Chip (2020) matches or lags Oval (2019) on nearly all fronts (including growth and revenue - not shown above as confidential), having 250k users, similar MAUs and AUAs to Oval, etc. However, at a valuation cap of £80m, Chip is going for nearly twice Oval's pre-money valuation. Being conservative and assuming the convertible converts at the £80mn valuation cap, I would consider Chip overvalued in comparison to Oval. The way convertibles work, though, Chip could convert your shares at a much lower valuation than £80m (see 'terms' section). It's a tough call.

💡Plum would have made an interesting valuation comparable, but their revenue and AUA are shrowded in mystery, making a comparison difficult/uninformed.

Expected return

Fair valuations can be determined by deducing what valuation would give a reasonable return (often considered as an amount equal to your total portfolio). This ultimately depends on your exit valuation estimates, etc; It is a highly speculative process.

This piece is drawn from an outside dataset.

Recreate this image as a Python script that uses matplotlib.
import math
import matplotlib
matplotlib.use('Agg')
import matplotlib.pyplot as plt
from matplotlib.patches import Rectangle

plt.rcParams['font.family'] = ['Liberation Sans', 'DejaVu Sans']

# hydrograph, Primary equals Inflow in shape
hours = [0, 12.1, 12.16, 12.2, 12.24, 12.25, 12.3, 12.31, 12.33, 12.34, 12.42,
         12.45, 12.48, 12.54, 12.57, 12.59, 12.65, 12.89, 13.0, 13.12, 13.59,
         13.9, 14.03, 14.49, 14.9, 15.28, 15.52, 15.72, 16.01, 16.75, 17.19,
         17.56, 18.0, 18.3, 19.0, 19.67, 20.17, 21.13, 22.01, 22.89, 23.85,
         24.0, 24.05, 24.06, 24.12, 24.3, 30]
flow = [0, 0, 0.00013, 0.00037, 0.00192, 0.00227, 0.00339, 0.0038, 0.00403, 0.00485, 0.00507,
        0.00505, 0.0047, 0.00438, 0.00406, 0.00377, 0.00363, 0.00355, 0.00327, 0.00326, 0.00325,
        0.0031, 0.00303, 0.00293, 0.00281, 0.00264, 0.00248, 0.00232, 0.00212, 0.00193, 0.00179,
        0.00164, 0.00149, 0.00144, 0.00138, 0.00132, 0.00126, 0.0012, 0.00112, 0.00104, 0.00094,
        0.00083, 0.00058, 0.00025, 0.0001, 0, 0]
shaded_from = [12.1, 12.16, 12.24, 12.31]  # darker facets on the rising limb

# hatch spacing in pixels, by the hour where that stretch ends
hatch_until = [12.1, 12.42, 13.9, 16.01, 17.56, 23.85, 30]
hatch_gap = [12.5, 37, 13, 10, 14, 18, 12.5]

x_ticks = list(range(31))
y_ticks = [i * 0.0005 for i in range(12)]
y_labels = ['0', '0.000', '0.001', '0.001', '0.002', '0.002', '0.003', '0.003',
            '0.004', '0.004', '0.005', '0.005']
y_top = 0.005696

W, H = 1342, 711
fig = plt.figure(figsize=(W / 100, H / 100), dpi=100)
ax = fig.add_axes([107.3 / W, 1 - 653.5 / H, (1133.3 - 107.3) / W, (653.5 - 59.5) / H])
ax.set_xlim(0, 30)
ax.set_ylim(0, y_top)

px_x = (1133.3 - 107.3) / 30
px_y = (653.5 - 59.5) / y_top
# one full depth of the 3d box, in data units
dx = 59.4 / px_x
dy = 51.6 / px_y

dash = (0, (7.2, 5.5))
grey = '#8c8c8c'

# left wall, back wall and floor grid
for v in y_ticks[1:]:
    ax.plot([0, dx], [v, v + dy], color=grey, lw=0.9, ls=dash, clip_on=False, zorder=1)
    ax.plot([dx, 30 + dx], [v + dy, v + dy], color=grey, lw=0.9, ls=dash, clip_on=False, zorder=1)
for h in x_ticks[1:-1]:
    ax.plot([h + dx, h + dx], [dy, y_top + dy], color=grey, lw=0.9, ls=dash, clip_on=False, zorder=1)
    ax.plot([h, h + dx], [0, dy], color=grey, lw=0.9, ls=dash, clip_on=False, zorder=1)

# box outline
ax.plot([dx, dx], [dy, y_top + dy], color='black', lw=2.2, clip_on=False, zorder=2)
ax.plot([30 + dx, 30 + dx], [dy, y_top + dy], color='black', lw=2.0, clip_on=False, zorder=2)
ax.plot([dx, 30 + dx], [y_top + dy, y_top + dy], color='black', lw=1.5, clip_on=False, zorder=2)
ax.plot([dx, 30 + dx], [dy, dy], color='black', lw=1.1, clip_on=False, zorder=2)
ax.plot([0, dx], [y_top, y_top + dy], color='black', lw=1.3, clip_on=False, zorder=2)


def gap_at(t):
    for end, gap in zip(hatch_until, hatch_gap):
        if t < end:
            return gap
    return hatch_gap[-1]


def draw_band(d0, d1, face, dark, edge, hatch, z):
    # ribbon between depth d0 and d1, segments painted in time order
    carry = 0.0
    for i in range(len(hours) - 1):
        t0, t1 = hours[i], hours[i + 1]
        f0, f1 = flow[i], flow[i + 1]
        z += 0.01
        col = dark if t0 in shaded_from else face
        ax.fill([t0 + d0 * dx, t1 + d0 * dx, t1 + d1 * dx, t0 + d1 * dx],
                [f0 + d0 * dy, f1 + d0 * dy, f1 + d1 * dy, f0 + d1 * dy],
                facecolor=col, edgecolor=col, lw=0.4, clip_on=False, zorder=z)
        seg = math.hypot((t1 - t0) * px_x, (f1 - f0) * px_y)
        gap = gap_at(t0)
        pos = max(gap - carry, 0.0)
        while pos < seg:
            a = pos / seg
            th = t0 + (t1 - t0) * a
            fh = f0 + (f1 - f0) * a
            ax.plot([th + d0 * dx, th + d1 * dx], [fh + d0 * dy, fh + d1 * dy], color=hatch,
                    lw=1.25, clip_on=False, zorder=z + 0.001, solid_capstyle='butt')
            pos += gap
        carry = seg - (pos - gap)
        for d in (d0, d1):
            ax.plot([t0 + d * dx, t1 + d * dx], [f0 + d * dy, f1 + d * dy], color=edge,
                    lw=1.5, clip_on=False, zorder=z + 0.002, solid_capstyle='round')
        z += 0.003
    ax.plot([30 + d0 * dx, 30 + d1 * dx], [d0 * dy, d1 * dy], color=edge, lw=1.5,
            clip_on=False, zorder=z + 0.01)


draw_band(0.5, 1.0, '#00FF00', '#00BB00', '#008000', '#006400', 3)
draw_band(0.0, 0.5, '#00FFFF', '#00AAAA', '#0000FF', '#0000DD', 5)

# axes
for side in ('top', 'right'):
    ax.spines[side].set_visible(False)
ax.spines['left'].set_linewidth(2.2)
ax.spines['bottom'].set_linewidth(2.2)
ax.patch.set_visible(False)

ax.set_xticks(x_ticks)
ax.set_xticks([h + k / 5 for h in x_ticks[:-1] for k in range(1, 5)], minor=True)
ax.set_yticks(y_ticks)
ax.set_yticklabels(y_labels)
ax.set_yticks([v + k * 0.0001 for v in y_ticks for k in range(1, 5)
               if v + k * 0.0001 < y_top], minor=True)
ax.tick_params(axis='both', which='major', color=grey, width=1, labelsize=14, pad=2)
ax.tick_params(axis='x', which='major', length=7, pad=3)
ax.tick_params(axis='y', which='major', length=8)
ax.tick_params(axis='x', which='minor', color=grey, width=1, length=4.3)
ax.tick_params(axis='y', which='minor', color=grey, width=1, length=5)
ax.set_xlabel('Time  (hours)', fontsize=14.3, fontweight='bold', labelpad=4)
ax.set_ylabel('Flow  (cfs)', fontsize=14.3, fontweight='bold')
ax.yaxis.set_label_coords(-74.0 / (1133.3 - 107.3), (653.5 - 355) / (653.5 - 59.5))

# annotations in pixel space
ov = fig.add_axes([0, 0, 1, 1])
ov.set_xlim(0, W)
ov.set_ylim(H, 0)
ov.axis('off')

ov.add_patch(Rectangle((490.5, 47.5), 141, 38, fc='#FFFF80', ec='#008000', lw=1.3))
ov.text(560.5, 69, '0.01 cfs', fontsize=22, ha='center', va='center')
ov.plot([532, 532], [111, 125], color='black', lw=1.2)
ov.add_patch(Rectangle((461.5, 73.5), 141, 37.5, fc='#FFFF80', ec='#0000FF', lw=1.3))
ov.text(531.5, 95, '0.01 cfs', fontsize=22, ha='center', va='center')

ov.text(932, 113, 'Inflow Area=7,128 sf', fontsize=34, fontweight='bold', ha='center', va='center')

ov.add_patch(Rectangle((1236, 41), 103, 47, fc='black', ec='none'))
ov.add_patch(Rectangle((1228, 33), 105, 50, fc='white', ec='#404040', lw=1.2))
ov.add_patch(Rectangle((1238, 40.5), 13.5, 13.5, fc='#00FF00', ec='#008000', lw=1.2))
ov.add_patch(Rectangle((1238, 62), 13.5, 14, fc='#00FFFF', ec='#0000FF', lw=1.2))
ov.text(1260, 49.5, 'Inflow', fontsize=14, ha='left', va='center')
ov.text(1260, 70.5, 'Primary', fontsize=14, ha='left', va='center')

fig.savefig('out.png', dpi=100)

Consider the chart below for an idea of potential returns for Chip investors at certain ‘starting’ valuations and exit (taken from other wealthtechs) valuations:

💡 Please be mindful that this chart doesn't account for the (often heavy) negative effect of dilution! If in doubt, just halve the cash returned on exit to simulate dilution (i.e. rather than £1k on exit, assume £500 on exit).

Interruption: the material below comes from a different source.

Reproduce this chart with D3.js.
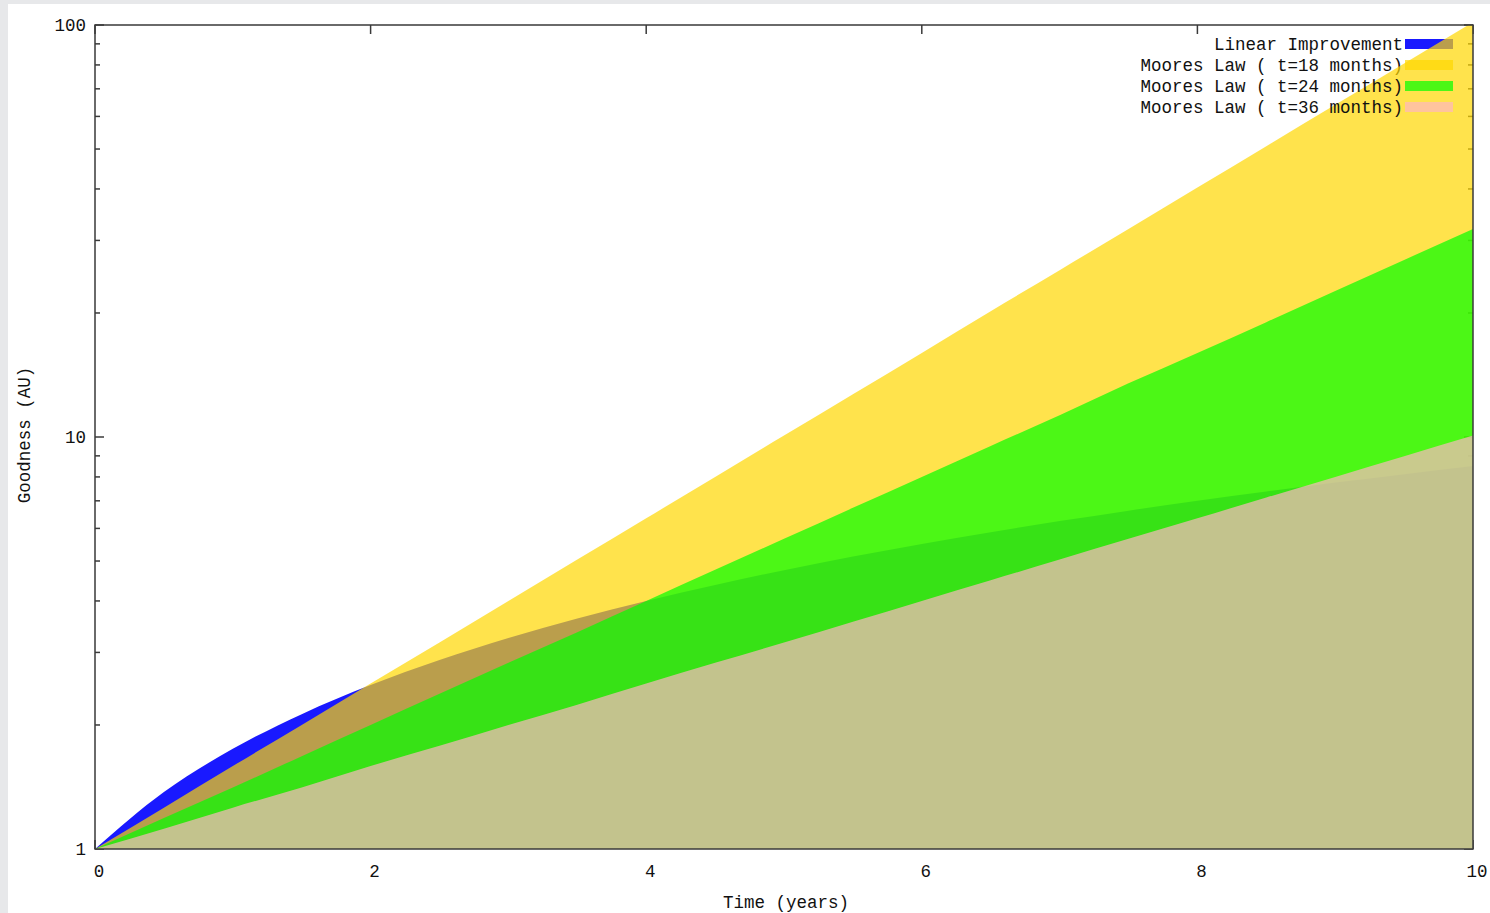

30x is often touted as commensurate reward for venture risk (this is because a 30x return would 'return the fund' for a classic VC fund portfolio size of 30).

This valuation method would suggest that, If you believe Chip is the next Acorns, a ~£27m valuation is fair.

Exit outcomes

There is relatively modest M&A activity in this space:

- Clarity Money, acquired by Goldman Sachs in 2017

- Vaamo acquired by Moneyfarm in 2018

- Mint acquired by Intuit in 2009.

I therefore expect IPO to be a likely exit possibility. There is always the argument that the savings/wealthtech space hasn't yet matured, and therefore m&A activity could grow over time.